Kita harus berterimakasih kepada putera sulung Presiden Joko Widodo (Jokowi), Gibran Rakabuming Raka, atas maraknya perbincangan mengenai politik dinasti yang kini merebak kemana-mana.Karena Pencalonan Gibran itulah maka memunculkan berbagai macam diskusi dan perdebatan yang boleh jadi akan mendewasakan baik dari sisi ilmiah hingga sisi-sisi lelucon semata.
Ada yang melontarkan pendapat dengan berbagai bekal bukti-bukti ilmiah, teori-teori politik, hukum, ketatanegaraan, demokrasi dan banyak lainnya, ada juga yang melontarkan dagelan-dagelan yang kocak, konyol namun tetep bisa menyentil kesadaran politik kita semua.
Di luar perdebatan dan diskusi yang meruncing dimana-mana, sepertinya tidak ada titik temu yang memberikan kepastian tentang apakah Presiden Jokowi telah melakukan politik dinasti ataukah tidak.
Meskipun sudah banyak pakar bicara, pengamat menganalisa, politisi mengkritisi, dan rakyat biasa yang bercuap-cuap, tetap saja masalah ini terpuruk di wilayah abu-abu (grey area) yang tidak jelas kesimpulannya.
Masing-masing benar sesuai dengan sudut pandang dan pemikirannya masing-masing, tanpa bisa disepakati apa yang semestinya dipastikan sebagai ketentuan tetap dan pelajaran bagi di masa depan demokrasi dan politik bangsa ini.

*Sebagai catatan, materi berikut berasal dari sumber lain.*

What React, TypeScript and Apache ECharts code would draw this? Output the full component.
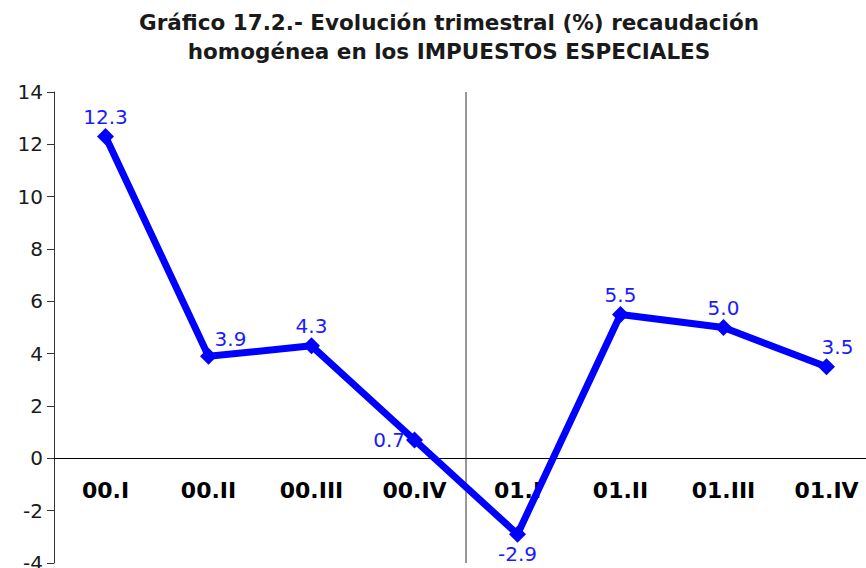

Jujur saja saya tidak terlalu menikmati pergolakan pemikiran yang terjadi mengenai politik dinasti kali ini kecuali ikut tertawa geli terhadap analogi-analogi lucu namun cerdas yang bisa menghibur hati.
Misalnya sebuah dialog imajiner yang dituliskan Djatmiko Tanuwidjojo dalam menanggapi polemik politik dinasti kali ini. Untuk menggambarkan perselisihan pemikiran yang kali ini tengah terjadi, Djatmiko Tanuwidjojo secara apik mencoba menggambarkannya melalui dialog imajiner antara dirinya dan Jokowi.
Melalui tokoh A yang boleh jadi bisa sebagai penggambaran akan dirinya, Djatmiko mencoba memaparkan apa yang dipercaya Jokowi tentang politik dinasti ini. Tentu saja ini hanyalah fiksi yang tidak bisa dijadikan landasan ilmiah dalam hukum yang sah.
Apapun istilahnya untuk ini, yang jelas beginilah dialog imajiner tersebut:
A: "Pak, dulu anda pernah menyatakan tak suka nepotisme dan tak setuju politik dinasti, mengapa sekarang anak bapak disokong untuk maju menjadi calon walikota? Bukankah itu nepotisme dan membangun politik dinasti yang dulu Bapak tolak?"
B: "Wawasan sampeyan kurang tepat dan kurang luas. Coba sampeyan cek asal usul kata nepotisme. Kata itu diambil dari bahasa latin "nepos", artinya keponakan. Lha yang maju nyalon itu anak saya, bukan keponakan, kok dibilang nepotisme, piye to? Saya ini orang yang taat etimologi."
A: "Tapi kan itu namanya politik dinasti Pak?"